In the first verse of the song, it is stated that “If this is the face of a sinner and Heaven is only for winners…” Before we can say if the message of this song is true, we need to define what a winner is. In 2 Timothy, Paul says “For I am already being poured out like a drink offering, and the time has come for my departure. I have fought the good fight, I have finished the race, I have kept the faith. Now there is in store for me the crown of righteousness…” A winner is someone who gave their all and poured themselves out completely like an offering before God. A winner is someone who has kept the faith. Does that include leading a sinless, perfect life as the song suggests? No, it is impossible for anybody to live a perfect life. Paul’s writings are filled with him telling of his own inner conflict between what the Holy Spirit wants him to do and what his flesh wants to do.

In the second verse of the song, the singer says, “If I’m judged on the life I’ve been living and if Heaven’s not so forgiving…” Once again a complete contradiction to scripture as we are taught that we are not judged on the life we have been living. If that were so, God would have no choice but to send everyone to Hell. Rather, we are graciously judged on the life that Jesus lived and then laid down for us. Which is proof in itself that there is no place more forgiving than Heaven.

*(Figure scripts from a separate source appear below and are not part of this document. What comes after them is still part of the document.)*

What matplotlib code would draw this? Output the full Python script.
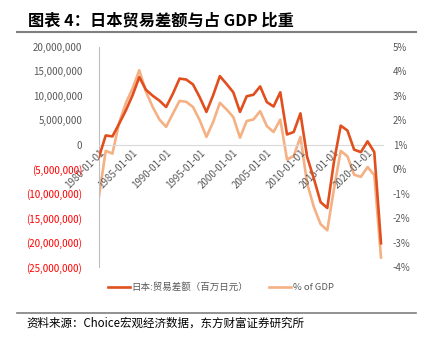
import matplotlib
matplotlib.use("Agg")
import matplotlib.pyplot as plt
from matplotlib.ticker import FuncFormatter, FixedLocator

plt.rcParams['font.family'] = ['Noto Sans CJK SC', 'DejaVu Sans']

# data
years = list(range(1980, 2023))
balance = [-2500000, 1900000, 1700000, 4300000, 7000000, 10100000, 13800000,
           11200000, 10000000, 9000000, 7700000, 10400000, 13500000, 13300000,
           12300000, 9700000, 6700000, 10100000, 14000000, 12400000, 10700000,
           6700000, 9900000, 10200000, 11900000, 8700000, 7800000, 10700000,
           2100000, 2600000, 6400000, -2500000, -6900000, -11700000, -12900000,
           -3400000, 3900000, 2900000, -1000000, -1500000, 700000, -1500000,
           -20100000]
pct_gdp = [-1.09, 0.75, 0.64, 1.9, 2.7, 3.3, 4.04, 3.16, 2.54, 2.03, 1.73,
           2.27, 2.79, 2.75, 2.54, 2.0, 1.32, 1.93, 2.71, 2.44, 2.13, 1.29,
           1.97, 2.03, 2.37, 1.76, 1.52, 2.03, 0.40, 0.54, 1.32, -0.58, -1.54,
           -2.24, -2.49, -0.79, 0.75, 0.53, -0.22, -0.31, 0.09, -0.24, -3.6]
tick_years = [1980, 1985, 1990, 1995, 2000, 2005, 2010, 2015, 2020]

red = '#E04F1D'
light = '#F5B083'

fig = plt.figure(figsize=(4.26, 3.45), dpi=100)
ax = fig.add_axes([0.2324, 0.2252, 0.6667, 0.6394])
ax2 = ax.twinx()

x = list(range(len(years)))
ax.plot(x, balance, color=red, lw=1.9, zorder=3, label='日本:贸易差额（百万日元）')
ax2.plot(x, pct_gdp, color=light, lw=1.9, zorder=2, label='% of GDP')
ax.set_zorder(ax2.get_zorder() + 1)
ax.patch.set_visible(False)

# spines first (moving a spine resets the ticks)
for s in ['top', 'right']:
    ax.spines[s].set_visible(False)
for s in ['top', 'right', 'left', 'bottom']:
    ax2.spines[s].set_visible(False)
ax.spines['left'].set_color('#BFBFBF')
ax.spines['bottom'].set_position(('data', 0))
ax.spines['bottom'].set_color('#D9D9D9')

ax.set_xlim(0, 42.3)
ax.set_ylim(-25000000, 20000000)
ax2.set_ylim(-4, 5)
ax.set_yticks(range(-25000000, 20000001, 5000000))
ax2.set_yticks(range(-4, 6))


def fmt_left(v, pos):
    if v < 0:
        return '({:,.0f})'.format(-v)
    return '{:,.0f}'.format(v)


ax.yaxis.set_major_formatter(FuncFormatter(fmt_left))
ax2.yaxis.set_major_formatter(FuncFormatter(lambda v, p: '{:.0f}%'.format(v)))

ax.tick_params(axis='y', length=0, labelsize=7, pad=12)
ax2.tick_params(axis='y', length=0, labelsize=7, labelcolor='#595959', pad=7)
ax.tick_params(axis='x', length=0, pad=2)
for lab, v in zip(ax.get_yticklabels(), ax.get_yticks()):
    lab.set_color('#FF0000' if v < 0 else '#595959')

tick_idx = [years.index(y) for y in tick_years]
ax.xaxis.set_major_locator(FixedLocator(tick_idx))
ax.set_xticklabels(['%d-01-01' % y for y in tick_years], rotation=45,
                   ha='right', va='top', rotation_mode='anchor',
                   fontsize=7, color='#595959')

h1, l1 = ax.get_legend_handles_labels()
h2, l2 = ax2.get_legend_handles_labels()
fig.legend(h1 + h2, l1 + l2, loc='center', bbox_to_anchor=(0.518, 0.168),
           ncol=2, frameon=False, fontsize=6.8, labelcolor='#595959',
           handlelength=2.3, handletextpad=0.2, columnspacing=2.2)

# title and source
fig.text(0.066, 0.942, '图表 4：日本贸易差额与占 GDP 比重', fontsize=11.7,
         fontweight='bold', va='center', ha='left', color='#000000')
fig.add_artist(plt.Line2D([0.04, 0.976], [0.907, 0.907], color='#7F7F7F', lw=1.5))
fig.add_artist(plt.Line2D([0.04, 0.976], [0.093, 0.093], color='#7F7F7F', lw=1.2))
fig.text(0.063, 0.063, '资料来源：Choice宏观经济数据，东方财富证券研究所', fontsize=8.3,
         va='center', ha='left', color='#000000')

fig.savefig('out.png', dpi=100)
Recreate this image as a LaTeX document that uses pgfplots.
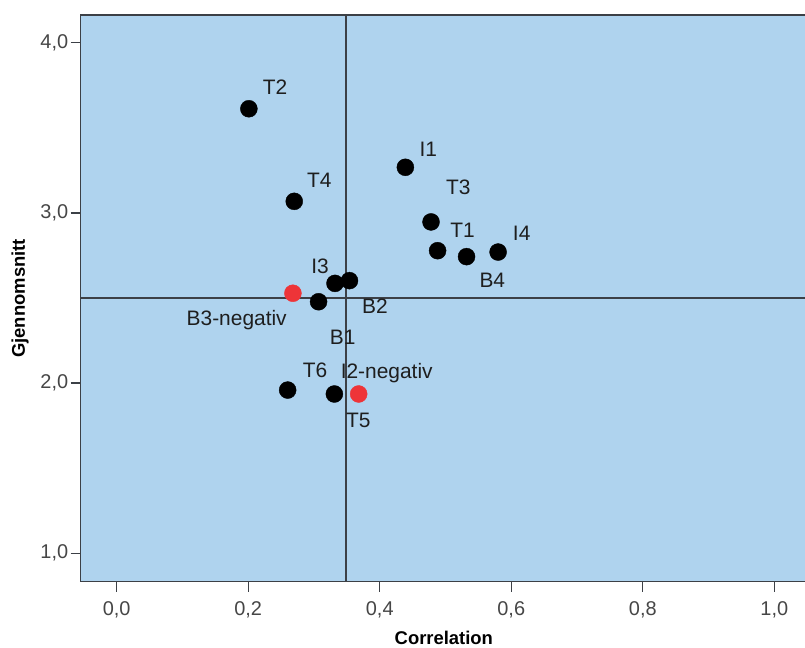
\documentclass[border=0pt]{standalone}
\usepackage{pgfplots}
\pgfplotsset{compat=1.18}
\usepackage{fontspec}
\setmainfont{Liberation Sans}
\definecolor{bgblue}{RGB}{175,211,238}
\definecolor{ptred}{RGB}{238,52,56}
\definecolor{linegray}{RGB}{60,64,70}
\definecolor{tickgray}{RGB}{70,70,70}
\definecolor{txt}{RGB}{30,30,30}
\begin{document}
\begin{tikzpicture}
\path[use as bounding box] (0,0) rectangle (805bp,648bp);
\begin{axis}[
  at={(80.7bp,66.3bp)}, anchor=south west,
  scale only axis, width=726.3bp, height=566.7bp,
  xmin=-0.0547, xmax=1.0497, ymin=0.833, ymax=4.163,
  xtick={0,0.2,0.4,0.6,0.8,1.0}, ytick={1,2,3,4},
  axis background/.style={fill=bgblue},
  axis line style={linegray, line width=1.3bp},
  tick align=outside, major tick length=10bp,
  tick style={linegray, line width=1.3bp},
  xtick pos=bottom, ytick pos=left,
  /pgf/number format/.cd, fixed, fixed zerofill, precision=1, use comma, assume math mode=true,
  /pgfplots/.cd,
  ticklabel style={font=\fontsize{20}{24}\selectfont, text=tickgray},
  xticklabel style={yshift=-6bp},
  yticklabel style={xshift=1bp},
  xlabel={\textbf{Correlation}},
  ylabel={\textbf{Gjennomsnitt}},
  label style={font=\fontsize{18.5}{22}\selectfont, text=black},
  xlabel style={at={(axis description cs:0.5,0)}, anchor=south, yshift=-66bp},
  ylabel style={at={(axis description cs:0,0.5)}, anchor=center, rotate=0, yshift=60.7bp},
  clip=false,
]
% reference lines
\addplot[linegray, line width=1.6bp] coordinates {(0.349,0.833) (0.349,4.163)};
\addplot[linegray, line width=1.6bp] coordinates {(-0.0547,2.50) (1.0497,2.50)};
% black points
\addplot[only marks, mark=*, mark size=8.5bp, mark options={fill=black, draw=black}] coordinates {
 (0.201,3.612) (0.439,3.268) (0.270,3.068) (0.478,2.947) (0.488,2.778)
 (0.532,2.743) (0.580,2.770) (0.332,2.586) (0.354,2.602) (0.307,2.478)
 (0.260,1.959) (0.331,1.936)
};
% red points
\addplot[only marks, mark=*, mark size=8.5bp, mark options={fill=ptred, draw=ptred}] coordinates {
 (0.268,2.528) (0.368,1.936)
};
\begin{scope}[every node/.style={font=\fontsize{21}{25}\selectfont, text=txt, inner sep=0pt}]
\node at (axis cs:0.2408,3.738) {T2};
\node at (axis cs:0.4738,3.374) {I1};
\node at (axis cs:0.3081,3.189) {T4};
\node at (axis cs:0.5195,3.150) {T3};
\node at (axis cs:0.5260,2.900) {T1};
\node at (axis cs:0.6159,2.880) {I4};
\node at (axis cs:0.5712,2.602) {B4};
\node at (axis cs:0.3092,2.684) {I3};
\node at (axis cs:0.3928,2.449) {B2};
\node at (axis cs:0.1825,2.371) {B3-negativ};
\node at (axis cs:0.3437,2.269) {B1};
\node at (axis cs:0.3016,2.077) {T6};
\node at (axis cs:0.4106,2.061) {I2-negativ};
\node at (axis cs:0.3674,1.783) {T5};
\end{scope}
\end{axis}
\end{tikzpicture}
\end{document}
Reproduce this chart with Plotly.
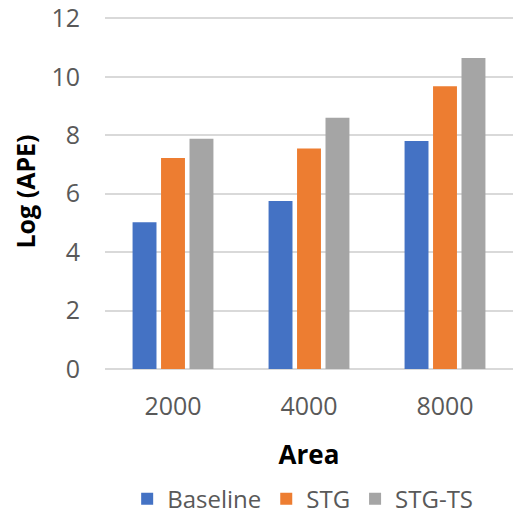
import plotly.graph_objects as go

areas = ["2000", "4000", "8000"]
baseline = [5.02, 5.75, 7.8]
stg = [7.22, 7.55, 9.68]
stg_ts = [7.88, 8.6, 10.64]
series_names = ["Baseline", "STG", "STG-TS"]
colors = ["#4472C4", "#ED7D31", "#A5A5A5"]

fig = go.Figure()
for name, vals, col in zip(series_names, [baseline, stg, stg_ts], colors):
    fig.add_trace(go.Bar(x=areas, y=vals, name=name, marker=dict(color=col, line=dict(width=0))))

font_family = "Open Sans"
fig.update_layout(
    width=513, height=515,
    margin=dict(l=105, r=0, t=12, b=146),
    paper_bgcolor="white", plot_bgcolor="white",
    barmode="group", bargap=0.372, bargroupgap=0.16,
    font=dict(family=font_family, size=24, color="#595959"),
    legend=dict(orientation="h", xref="container", yref="container",
                x=0.59, xanchor="center", y=0.031, yanchor="middle",
                font=dict(size=24, color="#595959"), itemwidth=30,
                tracegroupgap=0),
    xaxis=dict(showgrid=False, showline=False, ticks="", ticklabelstandoff=20,
               tickfont=dict(size=25, color="#595959"),
               title=dict(text="<b>Area</b>", font=dict(size=26, color="#000000"), standoff=24)),
    yaxis=dict(range=[0, 12.15], tickvals=[0, 2, 4, 6, 8, 10, 12], showgrid=True,
               gridcolor="#D9D9D9", gridwidth=2, ticklabeloverflow="allow",
               zeroline=True, zerolinecolor="#D9D9D9", zerolinewidth=2, showline=False,
               ticks="", ticklabelstandoff=24, tickfont=dict(size=25, color="#595959"),
               title=dict(text="<b>Log (APE)</b>", font=dict(size=25, color="#000000"), standoff=8)),
)

fig.write_html("out.html")
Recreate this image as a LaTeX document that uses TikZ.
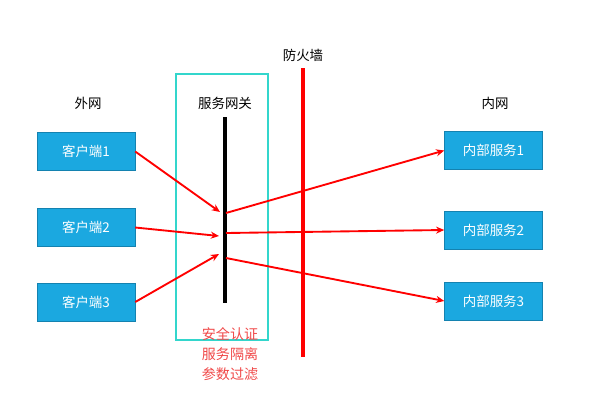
\documentclass[tikz,border=0pt]{standalone}
\usepackage{fontspec}
\setmainfont{Noto Sans CJK SC}
\usetikzlibrary{arrows.meta}
\definecolor{boxblue}{HTML}{1BA8E0}
\definecolor{boxedge}{HTML}{1482B0}
\definecolor{gcyan}{HTML}{33D6CC}
\definecolor{rtext}{HTML}{F04848}
\begin{document}
\begin{tikzpicture}[x=0.03cm,y=-0.03cm,
  svc/.style={draw=boxedge,fill=boxblue,text=white,minimum width=2.94cm,minimum height=1.14cm,inner sep=0pt,font=\fontsize{11.5}{13}\selectfont},
  lbl/.style={font=\fontsize{11.5}{13}\selectfont},
  conn/.style={draw=red,line width=1.6pt,-{Stealth[length=7pt,width=6pt]}}]
\useasboundingbox (0,0) rectangle (611,407);
\node[lbl] (wai) at (88,103) {外网};
\node[lbl] (gw) at (225,103) {服务网关};
\node[lbl] (fw) at (303,55) {防火墙};
\node[lbl] (nei) at (495,103) {内网};
\node[svc] (c1) at (86,151.5) {客户端1};
\node[svc] (c2) at (86,227.5) {客户端2};
\node[svc] (c3) at (86,302) {客户端3};
\node[svc] (s1) at (493.5,150.5) {内部服务1};
\node[svc] (s2) at (493.5,230) {内部服务2};
\node[svc] (s3) at (493.5,301) {内部服务3};
\draw[gcyan,line width=1.8pt] (176,74) rectangle (268,340);
\coordinate (bt) at (225,117); \coordinate (bb) at (225,303);
\draw[black,line width=4pt] (bt) -- (bb);
\coordinate (ft) at (303,68); \coordinate (fb) at (303,357);
\draw[red,line width=4pt] (ft) -- (fb);
\coordinate (i1) at (220,212); \coordinate (i2) at (219,236); \coordinate (i3) at (219,254);
\coordinate (o1) at (226,213); \coordinate (o2) at (226,233); \coordinate (o3) at (226,258);
\draw[conn] (c1.east) -- (i1);
\draw[conn] (c2.east) -- (i2);
\draw[conn] (c3.east) -- (i3);
\draw[conn] (o1) -- (s1.west);
\draw[conn] (o2) -- (s2.west);
\draw[conn] (o3) -- (s3.west);
\node[lbl,text=rtext,align=center,font=\fontsize{12}{17}\selectfont] (notes) at (230,354) {安全认证\\服务隔离\\参数过滤};
\end{tikzpicture}
\end{document}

The more I think about it, though, I think the saddest part of the song is the fact that it is written with a beautiful score of violin, piano, and guitar throughout. The way it is performed makes you feel like the song’s writers had this feeling of hopelessness about the afterlife, with which they seem to be OK. In fact, the song seems to almost be glorifying the feeling as “one of those unfortunate parts of life that we need to except.” There is not one glimmer of hope offered. It just makes me so sad to realize that there are actually people who are actually left believing this their whole lives.

What does real Christianity look like in comparison to this song? I praise God that it is the complete and utter opposite.